Other allegations involve a high-ranking current member of the department: Lt. Geno. Instead of taking Todd's complaints seriously, Geno allegedly launched a retaliatory investigation against Todd, according to the lawsuit.

Todd also alleged — and other officers backed him up — that Geno "often smelled of alcohol while on duty," including at crime scenes, according to court documents.

Geno and his attorney, James Carroll, did not respond to a request for comment.

In March, attorneys representing the officers and the city asked Judge Helen Toor to dismiss the lawsuit, arguing there wasn't enough evidence.

But in August, Toor handed Todd a significant victory — his lawsuit, she ruled, merits a jury trial. She dismissed Johnson and Post as defendants, however. The city, which is liable for the officers' actions, is the sole remaining defendant.

Alderman Sharon Davis said the public should remember that none of the accusations has been proven. "They're all troubling to all of us," she said.

The timing, too, couldn't be worse for the city. In 2010, Vermont State Police busted a Rutland sergeant for viewing pornography on his work computer and removing a pornographic video from the police evidence locker. After he accepted a plea deal and was fired from the force, Rutland aldermen urged the police commission to dismiss the man in charge: former chief Tony Bossi.

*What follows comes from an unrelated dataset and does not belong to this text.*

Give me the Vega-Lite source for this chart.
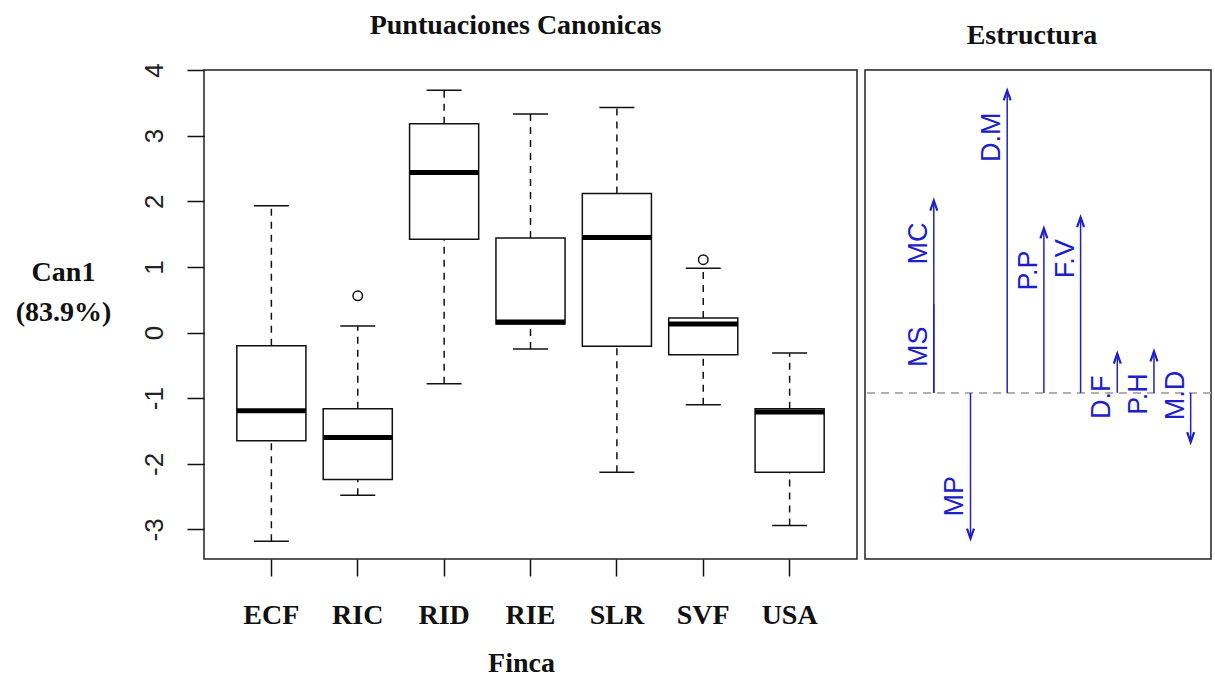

Commissioners refused; Bossi resigned in 2012.

Under Baker, who replaced Bossi, the department won praise for its participation in an alliance of nonprofits and community groups, known as Project VISION, to fight drug problems.

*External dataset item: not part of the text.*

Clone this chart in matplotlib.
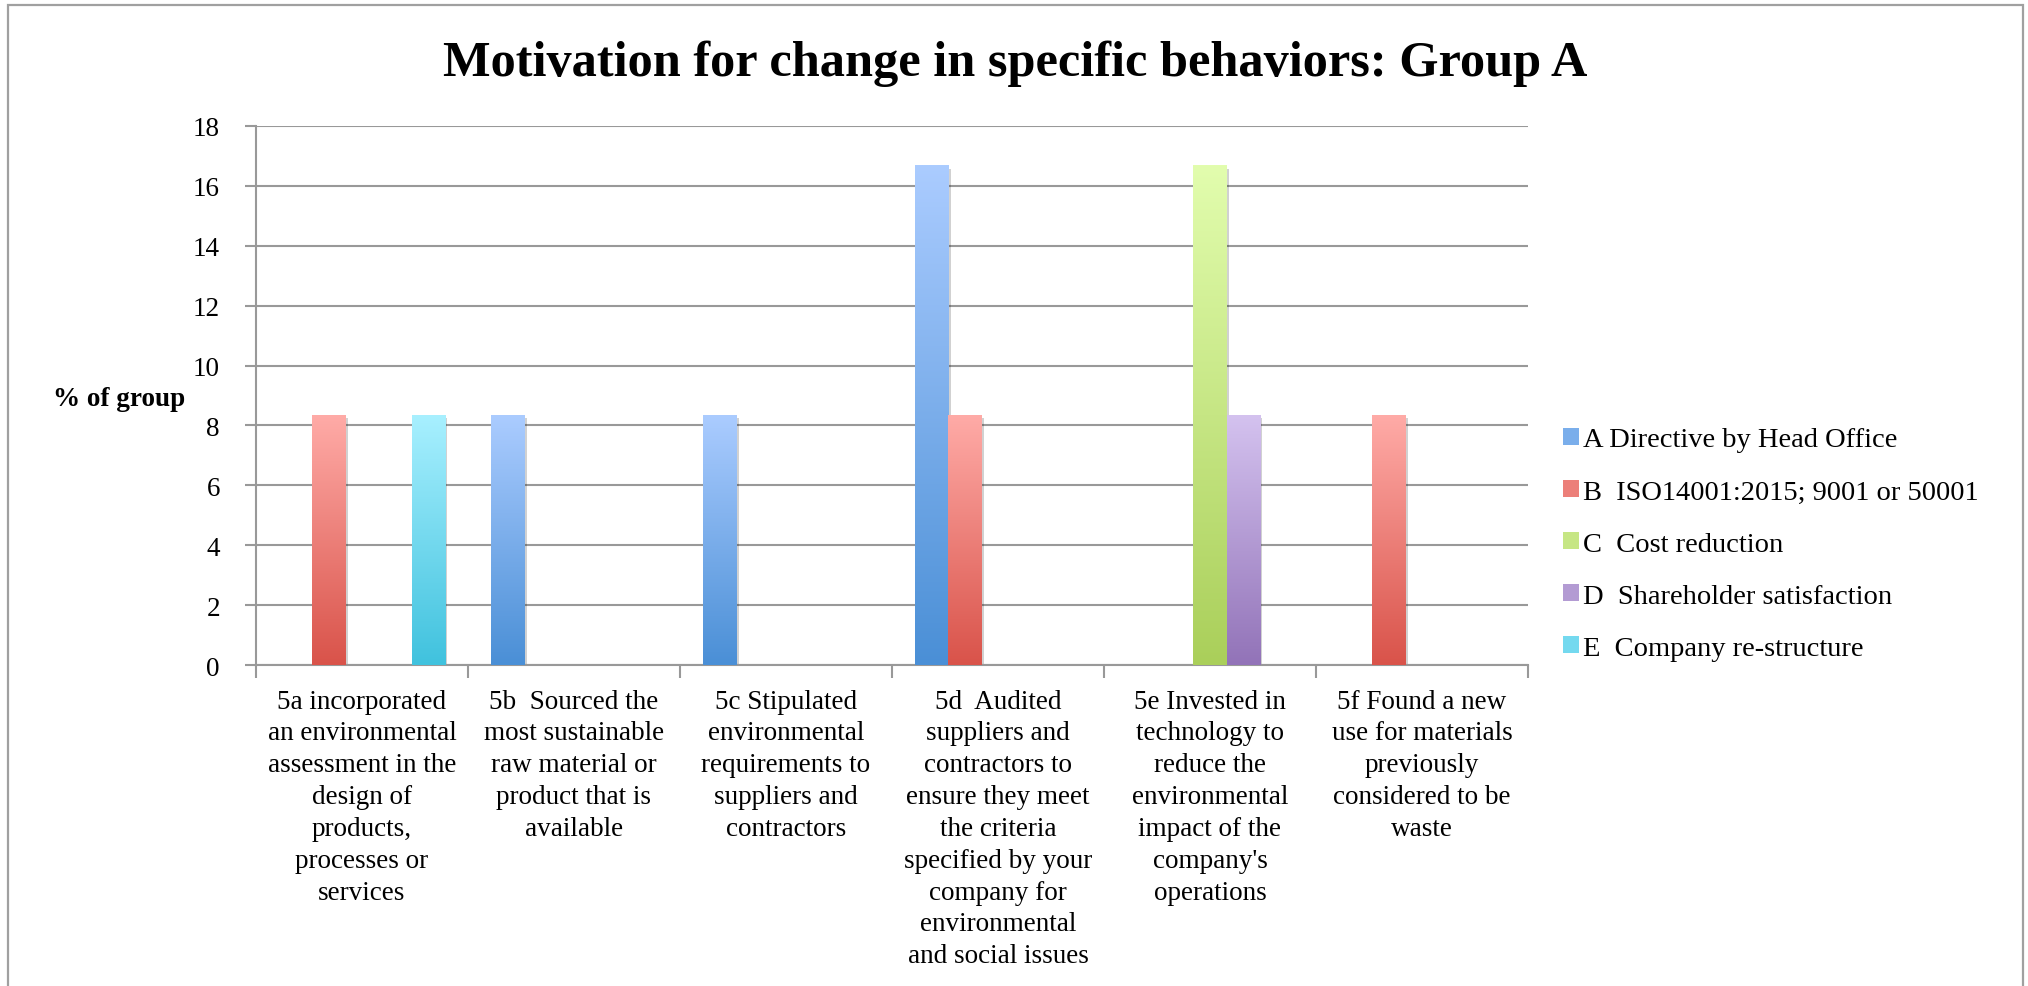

This week, a search committee is scheduled to interview five finalists for the chief's job, hoping to find somebody to further that work. The successful candidate will replace former Vermont State Police commander David Covell, who has served as acting chief since December.

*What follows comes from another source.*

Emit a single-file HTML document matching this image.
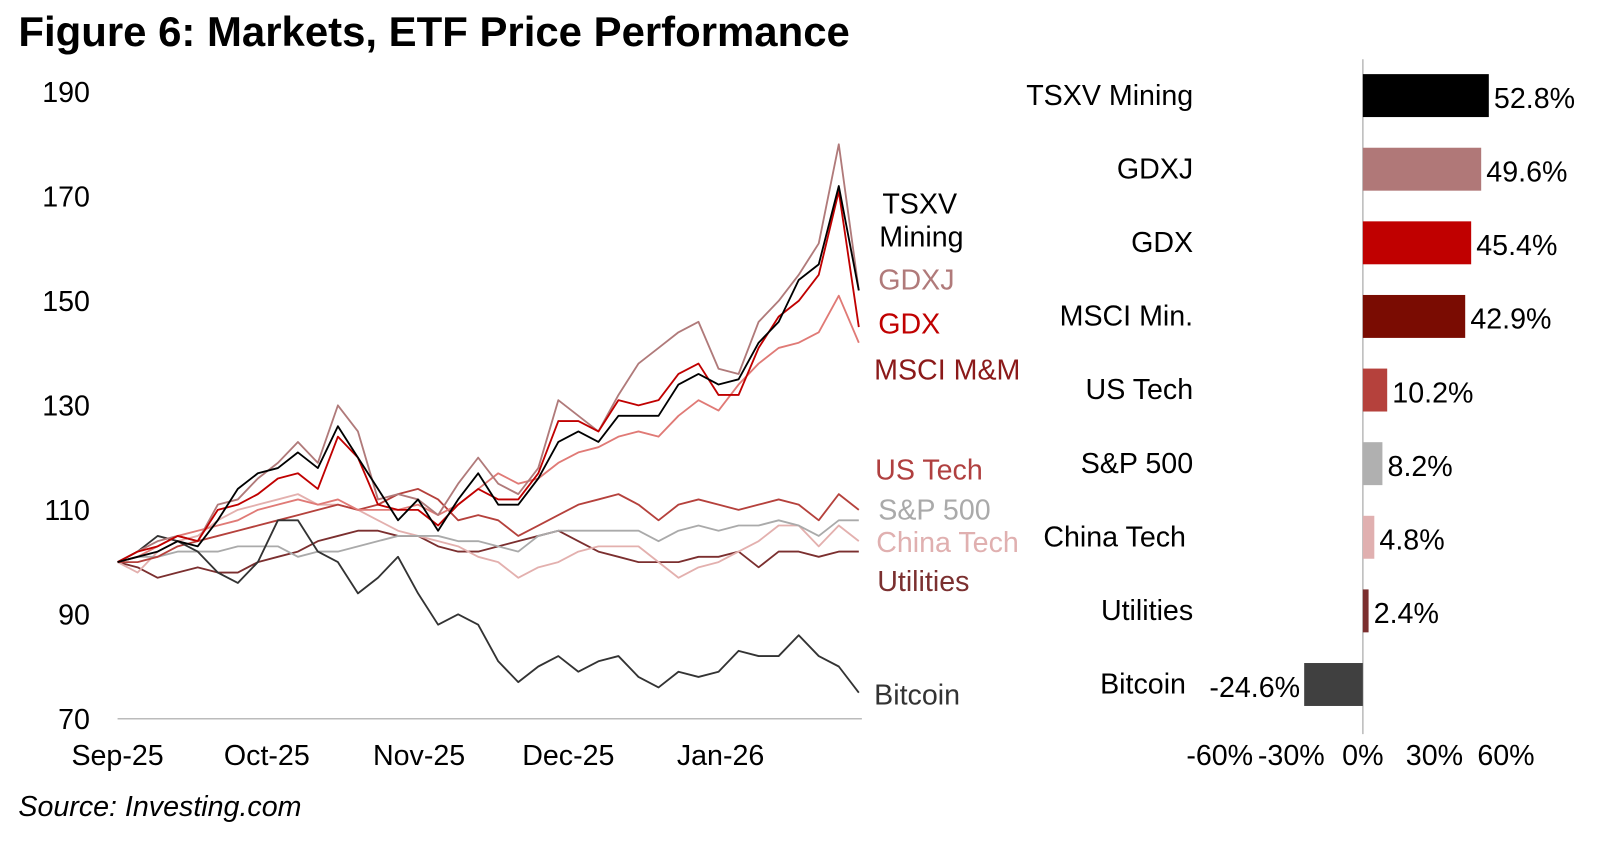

"The Rutland City Police Department is an entirely different department in 2015 than it was in 2011," Louras said. "The culture has completely changed. The department has established a level of legitimacy in the community that I know to be a model for a rest of the state."

Why didn't he, Davis or aldermen president William Notte feel compelled to read the Tremblay report, when it was issued three years ago?

Louras said he knew he would be a potential witness and didn't want to taint his testimony. Notte and Davis said they have relied on media reports.

But that may finally change.

Notte said Rutland's attorney has offered to let aldermen visit city hall to read the unredacted version of Tremblay's report, which is off-limits to the press, on the condition that no one makes any copies. He said the city attorney has advised restricting public access, to protect Rutland from further legal action.

Said Notte: "We have enough lawsuits as it is."